[TASK GOAL]:
Your task is to copy every line of the entries that contains "code".

═══ INPUT ROWS

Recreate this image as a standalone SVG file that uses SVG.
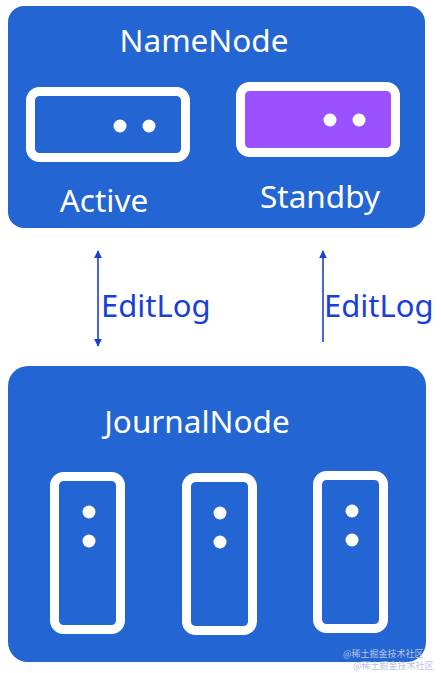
<svg xmlns="http://www.w3.org/2000/svg" width="441" height="673" viewBox="0 0 441 673">
<style>
.panel{fill:#2365d3}
.box{fill:#2365d3;stroke:#fff;stroke-width:9}
.dot{fill:#fff}
.lbl{font-family:"Noto Sans","Open Sans",sans-serif;fill:#fff;font-size:31.5px}
.edge{stroke:#1a3fd8;stroke-width:1.6;fill:none}
.elbl{font-family:"Noto Sans","Open Sans",sans-serif;fill:#1a3fd8;font-size:31px}
.wm{font-family:"Noto Sans CJK SC",sans-serif;font-size:9px;fill:#b8c4dc}
</style>
<defs>
<marker id="ah" viewBox="0 0 10 10" refX="9" refY="5" markerWidth="8" markerHeight="9" orient="auto-start-reverse" markerUnits="userSpaceOnUse">
<path d="M0,0 L10,5 L0,10 z" fill="#1a3fd8"/>
</marker>
</defs>
<rect width="441" height="673" fill="#fff"/>
<g id="namenode">
<rect class="panel" x="8" y="6" width="417" height="222" rx="16"/>
<text class="lbl" x="204" y="52" text-anchor="middle">NameNode</text>
</g>
<g id="active">
<rect class="box" x="30.5" y="91.5" width="155" height="66" rx="9"/>
<circle class="dot" cx="120" cy="126" r="6.5"/>
<circle class="dot" cx="149" cy="126" r="6.5"/>
<text class="lbl" x="104" y="212" text-anchor="middle">Active</text>
</g>
<g id="standby">
<rect class="box" x="240.5" y="86.5" width="155" height="66" rx="9" style="fill:#9b51fd"/>
<circle class="dot" cx="330" cy="120" r="6.5"/>
<circle class="dot" cx="359" cy="120" r="6.5"/>
<text class="lbl" x="320" y="208" text-anchor="middle">Standby</text>
</g>
<g id="journalnode">
<rect class="panel" x="8" y="366" width="418" height="296" rx="20"/>
<text class="lbl" x="197" y="433" text-anchor="middle">JournalNode</text>
</g>
<g id="jn1">
<rect class="box" x="54.5" y="476.5" width="66" height="153" rx="9"/>
<circle class="dot" cx="89" cy="512" r="6.5"/>
<circle class="dot" cx="89" cy="541" r="6.5"/>
</g>
<g id="jn2">
<rect class="box" x="186.5" y="477.5" width="66" height="153" rx="9"/>
<circle class="dot" cx="220" cy="513" r="6.5"/>
<circle class="dot" cx="220" cy="542" r="6.5"/>
</g>
<g id="jn3">
<rect class="box" x="317.5" y="475.5" width="66" height="153" rx="9"/>
<circle class="dot" cx="352" cy="511" r="6.5"/>
<circle class="dot" cx="352" cy="540" r="6.5"/>
</g>
<g id="connectors">
<line class="edge" x1="98" y1="346" x2="98" y2="251" marker-start="url(#ah)" marker-end="url(#ah)"/>
<line class="edge" x1="323" y1="342" x2="323" y2="251" marker-end="url(#ah)"/>
<text class="elbl" x="101" y="317">EditLog</text>
<text class="elbl" x="324" y="317">EditLog</text>
</g>
<text class="wm" x="343" y="657">@稀土掘金技术社区</text>
<text class="wm" x="353" y="669">@稀土掘金技术社区</text>
</svg>
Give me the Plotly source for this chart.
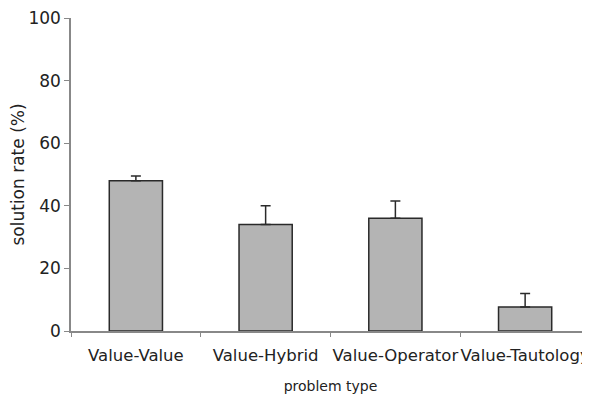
import plotly.graph_objects as go

categories = ["Value-Value", "Value-Hybrid", "Value-Operator", "Value-Tautology"]
solution_rate = [48, 34, 36, 7.7]
error_up = [1.5, 6, 5.5, 4.3]

fig = go.Figure()
fig.add_trace(go.Bar(
    x=categories,
    y=solution_rate,
    width=0.41,
    marker=dict(color="#b4b4b4", line=dict(color="#2a2a2a", width=1.5)),
    error_y=dict(type="data", symmetric=False, array=error_up,
                 arrayminus=[0] * len(error_up),
                 color="#2a2a2a", thickness=1.5, width=5),
))

font_family = "DejaVu Sans, Verdana, sans-serif"
fig.update_layout(
    width=582, height=397,
    margin=dict(l=63, r=0, t=10, b=74),
    paper_bgcolor="white", plot_bgcolor="white",
    showlegend=False,
    font=dict(family=font_family, size=14, color="#222"),
    xaxis=dict(
        range=[-0.5, 3.5],
        showline=True, linecolor="#888", linewidth=1.5,
        ticks="outside", tickson="boundaries", ticklen=4, tickcolor="#888",
        showgrid=False, automargin=False, tickangle=0,
        ticklabeloverflow="allow", ticklabelstandoff=8,
        title=dict(text="problem type", standoff=18, font=dict(size=14)),
        tickfont=dict(size=16.5),
    ),
    yaxis=dict(
        range=[0, 100], dtick=20,
        showline=True, linecolor="#888", linewidth=1.5,
        ticks="outside", ticklen=5, tickcolor="#888",
        showgrid=False, zeroline=False, automargin=False,
        ticklabeloverflow="allow",
        title=dict(text="solution rate (%)", standoff=14, font=dict(size=17)),
        tickfont=dict(size=17),
    ),
)

fig.write_html("out.html")
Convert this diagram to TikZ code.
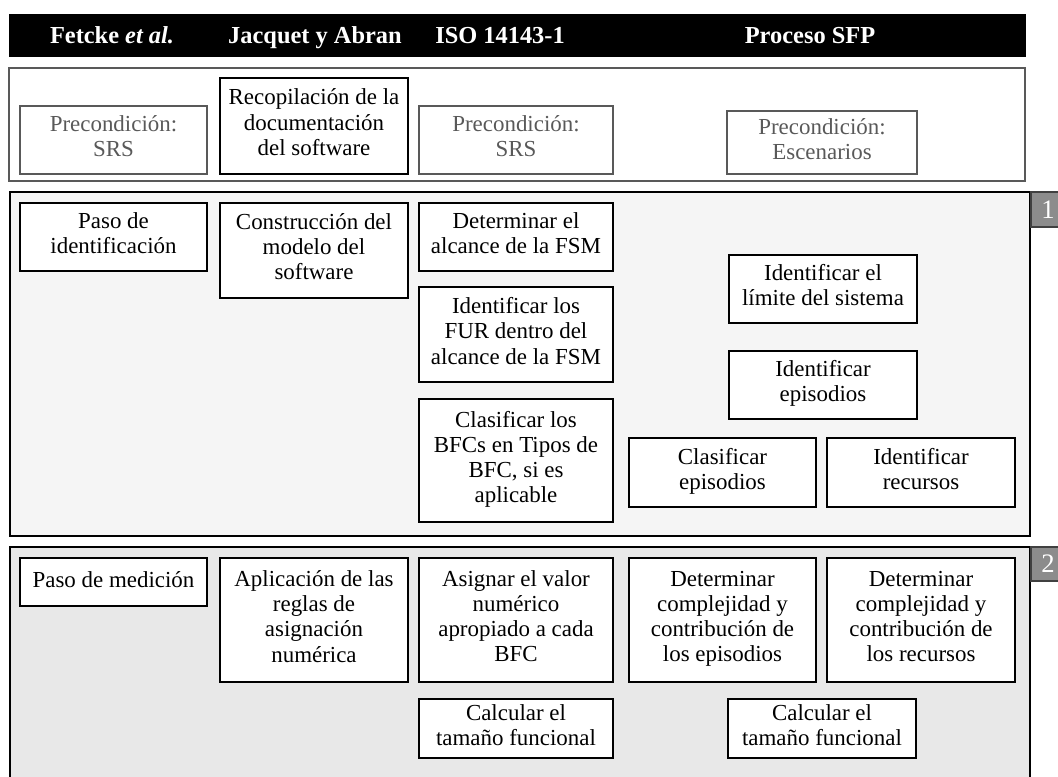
\documentclass[tikz,border=0pt]{standalone}
\usepackage{fontspec}
\setmainfont{Liberation Serif}
\usepackage{tikz}
\usepackage{xcolor}
\usetikzlibrary{positioning, calc}

\begin{document}
\begin{tikzpicture}[x=0.75pt, y=-0.75pt,
    stepbox/.style={draw, line width=1.1pt, fill=white, align=center, inner sep=0pt,
      font=\fontsize{17.2}{18.9}\selectfont,
      execute at begin node=\strut, execute at end node=\strut},
    prebox/.style={stepbox, draw=black!65, line width=0.9pt, text=black!65},
    sz/.style 2 args={minimum width=#1*0.75pt, minimum height=#2*0.75pt},
    head/.style={text=white, anchor=base, font=\fontsize{18.3}{20}\selectfont\bfseries},
    tab/.style={draw=black!75, line width=0.8pt, fill=black!45, text=white, inner sep=0pt,
      font=\fontsize{20}{20}\selectfont},
  ]
  \useasboundingbox (0,0) rectangle (1058,776);

  % Header bar
  \fill[black] (9,14) rectangle (1026,57);
  \node[head] (hfet) at (112,43) {Fetcke \textit{et al.}};
  \node[head] (hjac) at (315,43) {Jacquet y Abran};
  \node[head] (hiso) at (500,43) {ISO 14143-1};
  \node[head] (hsfp) at (810,43) {Proceso SFP};

  % Panels
  \draw[draw=black!65, line width=0.8pt, fill=white] (9,68) rectangle (1025,181);
  \draw[line width=1.8pt, fill=black!4] (10,192) rectangle (1030,536);
  \draw[line width=1.8pt, fill=black!9] (10,790) |- (1030,547) -- (1030,790);
  \node[tab, sz={34}{35}] (tab1) at (1048,209.5) {1};
  \node[tab, sz={34}{34}] (tab2) at (1048,564) {2};

  % Preconditions
  \node[prebox, sz={187}{68}] (pre1) at (113.5,140) {Precondición:\\SRS};
  \node[stepbox, sz={188}{96}] (recop) at (314,126) {Recopilación de la\\documentación\\del software};
  \node[prebox, sz={194}{68}] (pre3) at (516,140) {Precondición:\\SRS};
  \node[prebox, sz={190}{63}] (preesc) at (822,142.5) {Precondición:\\Escenarios};

  % Identification step
  \node[stepbox, sz={187}{68}] (pasoid) at (113.5,237) {Paso de\\identificación};
  \node[stepbox, sz={188}{95}] (constr) at (314,250.5) {Construcción del\\modelo del\\software};
  \node[stepbox, sz={194}{68}] (alcance) at (516,237) {Determinar el\\alcance de la FSM};
  \node[stepbox, sz={194}{95}] (fur) at (516,334.5) {Identificar los\\FUR dentro del\\alcance de la FSM};
  \node[stepbox, sz={194}{123}] (clasbfc) at (516,460.5) {Clasificar los\\BFCs en Tipos de\\BFC, si es\\aplicable};
  \node[stepbox, sz={188}{68}] (limite) at (823,289) {Identificar el\\límite del sistema};
  \node[stepbox, sz={188}{68}] (idepi) at (823,385) {Identificar\\episodios};
  \node[stepbox, sz={187}{69}] (clasepi) at (722.5,472.5) {Clasificar\\episodios};
  \node[stepbox, sz={188}{69}] (idrec) at (921,472.5) {Identificar\\recursos};

  % Measurement step
  \node[stepbox, sz={187}{48}] (pasomed) at (113.5,582) {Paso de medición};
  \node[stepbox, sz={188}{124}] (aplic) at (314,620) {Aplicación de las\\reglas de\\asignación\\numérica};
  \node[stepbox, sz={194}{124}] (asign) at (516,620) {Asignar el valor\\numérico\\apropiado a cada\\BFC};
  \node[stepbox, sz={187}{124}] (detepi) at (722.5,620) {Determinar\\complejidad y\\contribución de\\los episodios};
  \node[stepbox, sz={188}{124}] (detrec) at (921,620) {Determinar\\complejidad y\\contribución de\\los recursos};
  \node[stepbox, sz={194}{59}] (calciso) at (516,728.5) {Calcular el\\tamaño funcional};
  \node[stepbox, sz={188}{59}] (calcsfp) at (822,728.5) {Calcular el\\tamaño funcional};
\end{tikzpicture}
\end{document}
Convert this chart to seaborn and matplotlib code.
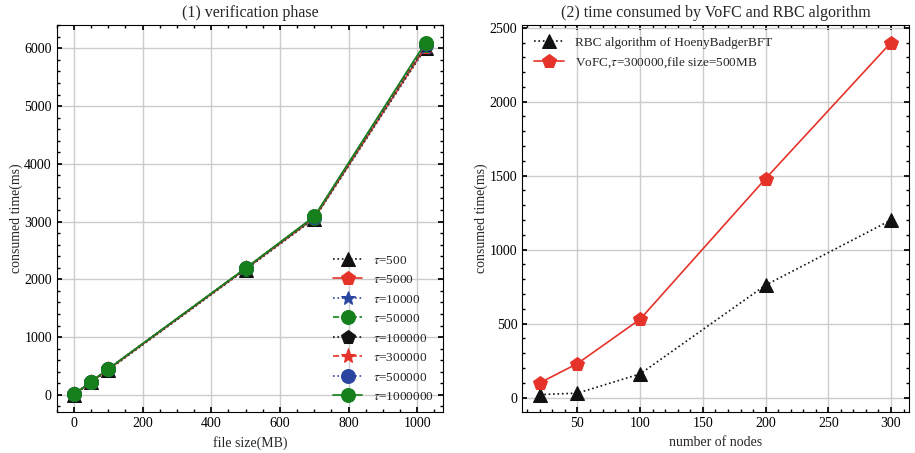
import matplotlib
matplotlib.use("Agg")
import matplotlib.pyplot as plt
import seaborn as sns
from matplotlib.ticker import AutoMinorLocator

# =========================
# DATA
# =========================
file_sizes = [1, 50, 100, 500, 700, 1024]
tau_labels = [r"$\tau$=500", r"$\tau$=5000", r"$\tau$=10000", r"$\tau$=50000",
              r"$\tau$=100000", r"$\tau$=300000", r"$\tau$=500000", r"$\tau$=1000000"]
t500 = [5, 215, 430, 2170, 3050, 6000]
t5000 = [8, 220, 440, 2180, 3060, 6020]
t10000 = [8, 220, 440, 2180, 3060, 6030]
t50000 = [10, 225, 445, 2185, 3070, 6050]
t100000 = [10, 225, 445, 2185, 3075, 6060]
t300000 = [12, 228, 448, 2190, 3080, 6070]
t500000 = [12, 230, 450, 2190, 3085, 6080]
t1000000 = [15, 232, 452, 2195, 3090, 6100]
verify_times = [t500, t5000, t10000, t50000, t100000, t300000, t500000, t1000000]

nodes = [20, 50, 100, 200, 300]
rbc_times = [20, 30, 160, 760, 1200]
vofc_times = [100, 230, 530, 1480, 2400]

# =========================
# STYLE
# =========================
sns.set_theme(style="ticks")
plt.rcParams["font.family"] = ["Liberation Serif", "DejaVu Serif"]
plt.rcParams["mathtext.fontset"] = "stix"
plt.rcParams["font.size"] = 10
plt.rcParams["axes.labelsize"] = 10
plt.rcParams["legend.fontsize"] = 9.5
plt.rcParams["xtick.direction"] = "in"
plt.rcParams["ytick.direction"] = "in"
plt.rcParams["xtick.top"] = True
plt.rcParams["ytick.right"] = True
plt.rcParams["xtick.major.size"] = 3.5
plt.rcParams["ytick.major.size"] = 3.5
plt.rcParams["xtick.minor.size"] = 2
plt.rcParams["ytick.minor.size"] = 2
plt.rcParams["xtick.minor.visible"] = True
plt.rcParams["ytick.minor.visible"] = True
plt.rcParams["axes.linewidth"] = 0.8

K = "#111111"
R = "#e5332a"
B = "#2a45a0"
G = "#15801c"
colors = [K, R, B, G, K, R, B, G]
markers = ["^", "p", "*", "o", "p", "*", "o", "o"]
lstyles = [":", "-", ":", "--", ":", "--", ":", "-"]
msizes = [10, 10, 10, 10, 10, 11, 10, 10]

fig, (ax1, ax2) = plt.subplots(1, 2, figsize=(9.15, 4.53), dpi=100)
fig.subplots_adjust(left=0.062, right=0.993, bottom=0.09, top=0.945, wspace=0.205)

# =========================
# (1) VERIFICATION PHASE
# =========================
for ys, lab, c, m, ls, ms in zip(verify_times, tau_labels, colors, markers, lstyles, msizes):
    sns.lineplot(x=file_sizes, y=ys, ax=ax1, color=c, marker=m, linestyle=ls,
                 markersize=ms, markeredgecolor=c, linewidth=1.2, label=lab)
ax1.set_title("(1) verification phase", fontsize=11.5)
ax1.set_xlabel("file size(MB)")
ax1.set_ylabel("consumed time(ms)", labelpad=1)
ax1.legend(loc="lower right", frameon=False, handlelength=2.2, labelspacing=0.55,
           borderaxespad=0.3)

# =========================
# (2) VOFC VS RBC
# =========================
sns.lineplot(x=nodes, y=rbc_times, ax=ax2, color=K, marker="^", linestyle=":",
             markersize=10, markeredgecolor=K, linewidth=1.2,
             label="RBC algorithm of HoenyBadgerBFT")
sns.lineplot(x=nodes, y=vofc_times, ax=ax2, color=R, marker="p", linestyle="-",
             markersize=10, markeredgecolor=R, linewidth=1.2,
             label=r"VoFC,$\tau$=300000,file size=500MB")
ax2.set_title("(2) time consumed by VoFC and RBC algorithm", fontsize=11.5)
ax2.set_xlabel("number of nodes")
ax2.set_ylabel("consumed time(ms)", labelpad=1)
ax2.legend(loc="upper left", frameon=False, handlelength=2.3, labelspacing=0.5)

for ax in (ax1, ax2):
    ax.grid(True, color="#cccccc", linewidth=1.0)
    ax.xaxis.set_minor_locator(AutoMinorLocator())
    ax.yaxis.set_minor_locator(AutoMinorLocator())
    ax.tick_params(which="both", colors="black", labelsize=10)
    for s in ax.spines.values():
        s.set_color("black")

plt.savefig("out.png", dpi=100)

══════

[THE RESPONSE]:
Convert this diagram to TikZ code.
Convert this chart to seaborn and matplotlib code.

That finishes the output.